After all the suffering and death, the prince says to Juliet and Romeo’s respective parents, Capulet and Montague, ‘See what a scourge is laid upon your hate/That heaven finds means to kill your joys with love!/And I, for winking at your discords,too/Have lost a brace of kinsmen. All are punished’ (Romeo and Juliet 5.3.308-311.) Because of Romeo and Juliet’s rebellion against their parents, not only are they dead, but people from all parties involved have lost their lives, causing much pain and suffering for their loved ones. Again, the audience would be able to connect the events of the play to their own fear of the results of rebellious actions. It is clear that Shakespeare took from the society he lived in the idea that disobeying authority would have a grave aftermath and used it multiple times throughout his plays.

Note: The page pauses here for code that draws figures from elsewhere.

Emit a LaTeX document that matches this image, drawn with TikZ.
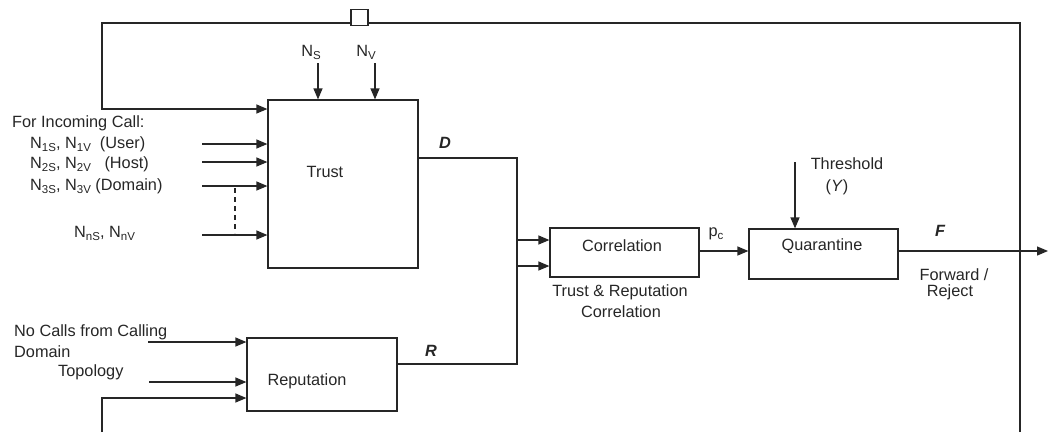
\documentclass[tikz,border=0pt]{standalone}
\usepackage{fontspec}
\setmainfont{Liberation Sans}
\usetikzlibrary{arrows.meta}
% small lowered index letters, as in N_{1S}
\newcommand\lowidx[1]{\raisebox{-0.35ex}{\fontsize{11.5}{11.5}\selectfont #1}}
\begin{document}
\begin{tikzpicture}[x=1pt,y=-1pt,
  wire/.style={line width=1.2pt, draw=black!85},
  arr/.style={wire, -{Triangle[length=11pt,width=9pt]}},
  blk/.style={draw=black!85, line width=1.2pt, rectangle, inner sep=0pt},
  txt/.style={inner sep=0pt, font=\fontsize{16.3}{19}\selectfont, text=black!85},
  lt/.style={txt, anchor=west},
  bi/.style={txt, font=\fontsize{16.3}{19}\selectfont\bfseries\itshape},
  ]
\useasboundingbox (0,0) rectangle (1054,432);

% blocks
\node[blk, minimum width=150pt, minimum height=168pt] (trust) at (343,184) {};
\node[blk, minimum width=150pt, minimum height=73pt] (rep) at (322,374.5) {};
\node[blk, minimum width=149pt, minimum height=49pt] (corr) at (624.5,252.5) {};
\node[blk, minimum width=149pt, minimum height=50pt] (quar) at (823.5,254) {};
\node[blk, minimum width=17pt, minimum height=16pt] (jump) at (359.5,17.5) {};

\node[txt] (trustlbl) at (325,172) {Trust};
\node[txt] (replbl) at (307,381) {Reputation};
\node[txt] (corrlbl) at (622,246) {Correlation};
\node[txt] (quarlbl) at (822,246) {Quarantine};

% helper points
\coordinate (top) at (0,23);
\coordinate (lp) at (102,109);
\coordinate (fbR) at (1020,432);
\coordinate (fbL) at (102,432);
\coordinate (lb) at (102,398);
\coordinate (in1) at (202,144);
\coordinate (in2) at (202,162);
\coordinate (in3) at (202,186);
\coordinate (in4) at (202,235);
\coordinate (dsA) at (235,188);
\coordinate (dsB) at (235,233);
\coordinate (ns) at (318,63);
\coordinate (nv) at (375,63);
\coordinate (dj) at (517,158);
\coordinate (rj) at (517,364);
\coordinate (c1) at (517,240);
\coordinate (c2) at (517,266);
\coordinate (pc) at (0,251);
\coordinate (th) at (795,162);
\coordinate (out) at (1048,251);
\coordinate (r1) at (148,342);
\coordinate (r2) at (149,382);

% feedback loop
\draw[wire] (fbR) |- (jump.east |- top);
\draw[arr] (jump.west |- top) -| (lp) -- (lp -| trust.west);
\draw[arr] (fbL) -- (lb) -- (lb -| rep.west);

% trust inputs
\foreach \p in {in1,in2,in3,in4} \draw[arr] (\p) -- (\p -| trust.west);
\draw[wire, dash pattern=on 5pt off 4pt] (dsA) -- (dsB);
\draw[arr] (ns) -- (ns |- trust.north);
\draw[arr] (nv) -- (nv |- trust.north);

% reputation inputs
\draw[arr] (r1) -- (r1 -| rep.west);
\draw[arr] (r2) -- (r2 -| rep.west);

% D and R into correlation
\draw[wire] (dj -| trust.east) -- (dj) -- (rj) -- (rj -| rep.east);
\draw[arr] (c1) -- (c1 -| corr.west);
\draw[arr] (c2) -- (c2 -| corr.west);

% correlation to quarantine, output
\draw[arr] (corr.east |- pc) -- (quar.west |- pc);
\draw[arr] (th) -- (th |- quar.north);
\draw[arr] (quar.east |- out) -- (out);

% texts
\node[lt] (t0) at (12,123) {For Incoming Call:};
\node[lt] (t1) at (30,144) {N\lowidx{1S}, N\lowidx{1V}\ \ (User)};
\node[lt] (t2) at (30,164) {N\lowidx{2S}, N\lowidx{2V}\ \ \ (Host)};
\node[lt] (t3) at (30,186) {N\lowidx{3S}, N\lowidx{3V} (Domain)};
\node[lt] (tn) at (74,233) {N\lowidx{nS}, N\lowidx{nV}};
\node[txt] (nsl) at (311,52) {N\lowidx{S}};
\node[txt] (nvl) at (366,52) {N\lowidx{V}};
\node[bi] (dl) at (445,143) {D};
\node[bi] (rl) at (431,351) {R};
\node[bi] (fl) at (940,231) {F};
\node[txt] (pcl) at (716,234) {p\lowidx{c}};
\node[txt] (thl) at (847,164) {Threshold};
\node[txt] (yl) at (837,187) {(\textit{Y})};
\node[txt] (trl1) at (620,292) {Trust \& Reputation};
\node[txt] (trl2) at (621,312) {Correlation};
\node[txt] (fw1) at (954,275) {Forward /};
\node[txt] (fw2) at (950,292) {Reject};
\node[lt] (nc1) at (14,332) {No Calls from Calling};
\node[lt] (nc2) at (14,352) {Domain};
\node[lt] (tp) at (58,372) {Topology};
\end{tikzpicture}
\end{document}
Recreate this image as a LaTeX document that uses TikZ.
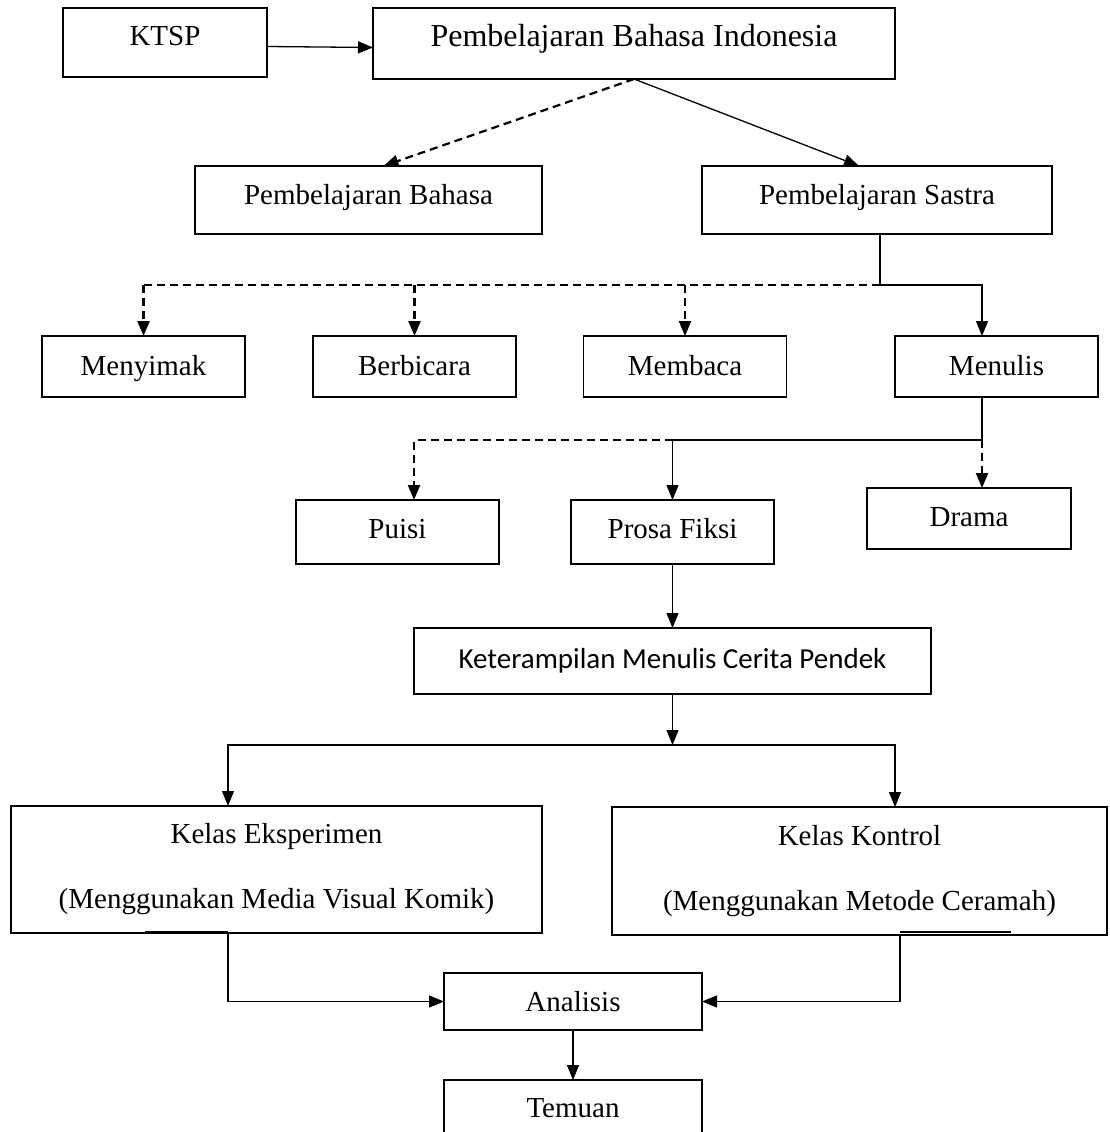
\documentclass[tikz,border=0pt]{standalone}
\usepackage{fontspec}
\setmainfont{Liberation Serif}
\newfontfamily\calibrifont{Carlito}
\usetikzlibrary{arrows.meta}

\tikzset{%
	box/.style={
		draw, line width=1.5pt,
		inner sep=0pt, outer sep=0pt,
		text height=20pt, text depth=#1,
		font=\fontsize{29}{35}\selectfont
	},
	box/.default=9pt,
	box tall/.style={
		draw, line width=1.5pt,
		inner sep=0pt, outer sep=0pt,
		align=center,
		font=\fontsize{29}{65}\selectfont
	},
	dash line/.style={dash pattern=on 8pt off 5pt, line width=2.2pt},
}

\begin{document}
\begin{tikzpicture}[x=1pt, y=-1pt, >={Triangle[length=15pt,width=12pt]}, line width=1.3pt]
\useasboundingbox (0,0) rectangle (1109,1132);

% top row
\node [box=14pt, minimum width=204pt, minimum height=69pt] (ktsp) at (165,42.5) {KTSP};
\node [box=14pt, minimum width=522pt, minimum height=71pt, font=\fontsize{32}{38}\selectfont] (pbi) at (634,43.5) {Pembelajaran Bahasa Indonesia};

\node [box=12pt, minimum width=347pt, minimum height=68pt] (pb) at (368.5,200) {Pembelajaran Bahasa};
\node [box=12pt, minimum width=350pt, minimum height=68pt] (ps) at (877,200) {Pembelajaran Sastra};

% keterampilan berbahasa
\foreach \n/\l/\x in {menyimak/Menyimak/143.5, berbicara/Berbicara/414.5, membaca/Membaca/685, menulis/Menulis/996.5}
\node [box=2pt, minimum width=203pt, minimum height=61pt] (\n) at (\x,366.5) {\l};

% genre
\node [box=7pt, minimum width=203pt, minimum height=64pt] (puisi) at (397.5,532) {Puisi};
\node [box=7pt, minimum width=203pt, minimum height=64pt] (prosa) at (672.5,532) {Prosa Fiksi};
\node [box=4pt, minimum width=204pt, minimum height=61pt] (drama) at (969,518.5) {Drama};

\node [box=6pt, minimum width=517pt, minimum height=66pt, font=\calibrifont\fontsize{29}{35}\selectfont] (kmcp) at (672.5,661) {Keterampilan Menulis Cerita Pendek};

% kelas
\node [box tall, minimum width=531pt, minimum height=127pt] (eksp) at (276.5,869.5) {Kelas Eksperimen\\(Menggunakan Media Visual Komik)};
\node [box tall, minimum width=495pt, minimum height=128pt] (kontrol) at (859.5,871) {Kelas Kontrol\\(Menggunakan Metode Ceramah)};

\node [box=1pt, minimum width=258pt, minimum height=57pt] (analisis) at (573,1001.5) {Analisis};
\node [box=10pt, minimum width=258pt, minimum height=64pt] (temuan) at (573,1112) {Temuan};

% junctions
\coordinate (sj) at (880,285);
\coordinate (mj) at (982,440);
\coordinate (kj) at (672.5,745);

% arrows
\draw [->] ([yshift=-4pt]ktsp.east) -- ([yshift=-4pt]pbi.west);
\draw [->, dash line] (pbi.south) -- ([xshift=15pt]pb.north);
\draw [->] (pbi.south) -- ([xshift=-18pt]ps.north);

\draw (ps.south -| sj) -- (sj);
\draw [dash line] (sj) -- (sj -| menyimak.north);
\foreach \n in {menyimak,berbicara,membaca}
\draw [->, dash line] (sj -| \n.north) -- (\n.north);
\draw [->] (sj) -| ([xshift=-14.5pt]menulis.north);

\draw ([xshift=-14.5pt]menulis.south) -- (mj);
\draw [->] (mj) -| (prosa.north);
\draw [->, dash line] (mj -| prosa.north) -| ([xshift=16.5pt]puisi.north);
\draw [->, dash line] (mj) -- ([xshift=13pt]drama.north);

\draw [->] (prosa) -- (kmcp);
\draw [->] (kmcp) -- (kj);
\draw [->] (kj) -| ([xshift=-48.5pt]eksp.north);
\draw [->] (kj) -| ([xshift=35.5pt]kontrol.north);

\draw [line width=2.4pt] ([xshift=-131.5pt,yshift=1pt]eksp.south) -- ([xshift=-48.5pt,yshift=1pt]eksp.south);
\draw [line width=2.4pt] ([xshift=40.5pt,yshift=3pt]kontrol.south) -- ([xshift=151.5pt,yshift=3pt]kontrol.south);
\draw [->] ([xshift=-48.5pt]eksp.south) |- (analisis.west);
\draw [->] ([xshift=40.5pt]kontrol.south) |- (analisis.east);

\draw [->] (analisis) -- (temuan);

\end{tikzpicture}
\end{document}
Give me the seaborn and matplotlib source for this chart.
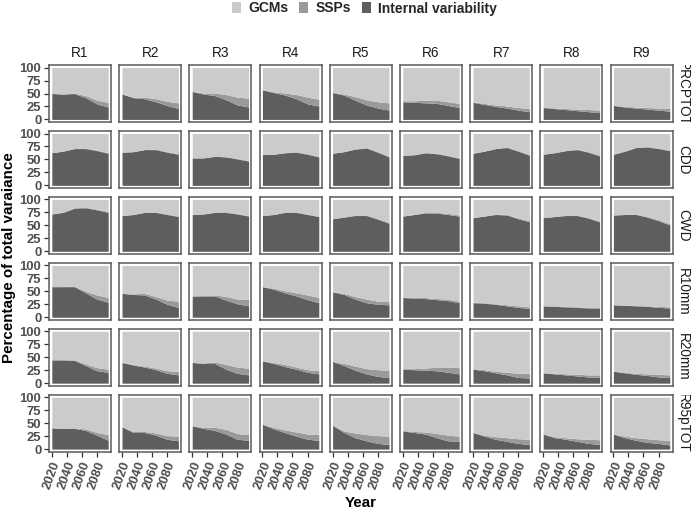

Another Elizabethan belief Shakespeare utilised was that unexplainable events were linked to the supernatural. At the time Shakespeare lived, people were incredibly superstitious. Odd or upsetting events with no clear explanation were blamed on nonhuman entities. In Shakespeare: Alive!, Kirkland and Papp write that ‘Magical beliefs provided the Elizabethans with the comfort of explanations and the satisfaction of redress when random and inexplicable misfortunes occured.’ When something went wrong, people insisted that it was the work of mythical creatures. Shakespeare employed this idea in his plays.
In A Midsummer Night’s Dream, the character of Puck, also called Robin Goodfellow, is a fairy who loves to cause mischief, a being that would be recognized by the English of that period. Upon meeting him, another fairy asks, ‘…Are not you he/ That frights the maidens of the villagery/Skim milk, and sometimes labor in the quern/And bootless make the breathless housewife churn/And sometimes make the drink to bear no barm/Mislead night-wanderers, laughing at their harm?’ (A Midsummer Night’s Dream 2.1.20-25.) Puck delights in giving humans minor inconveniences that lead to chaos. His antics are the types of things fairies were thought to do during the era. Another mystical being feared during the period were witches.
They were also believed to cause tragedy, but on a much more extensive scale. In Macbeth, three witches cause epic misfortune throughout the play by using their abilities to create catastrophes. For example, when the first witch is agitated by a rude woman, she decides to take it out on the woman’s husband. She tells her sisters, the other witches, that she’s going to torture the woman’s husband by controlling the winds to make it so that he has trouble sleeping for eighty-one nights. She later decides that she’s going to kill him for a more brutal effect. These are the sorts of horrid things that witches were suspected of doing in Shakespeare’s time. Because the images of witches and fairies were so widely known and feared, the playwright frequently used them and other nefarious creatures to cause disaster in his work.
Shakespeare lived an intriguing world with interesting beliefs, including the ideas that going against the wishes of authority would have terrible effects and that magical beings caused bad luck and suffering. Inspired by these notions, he used elements of them to enrich his plays, thus making his works more real and entertaining to his duty-oriented, superstitious audience.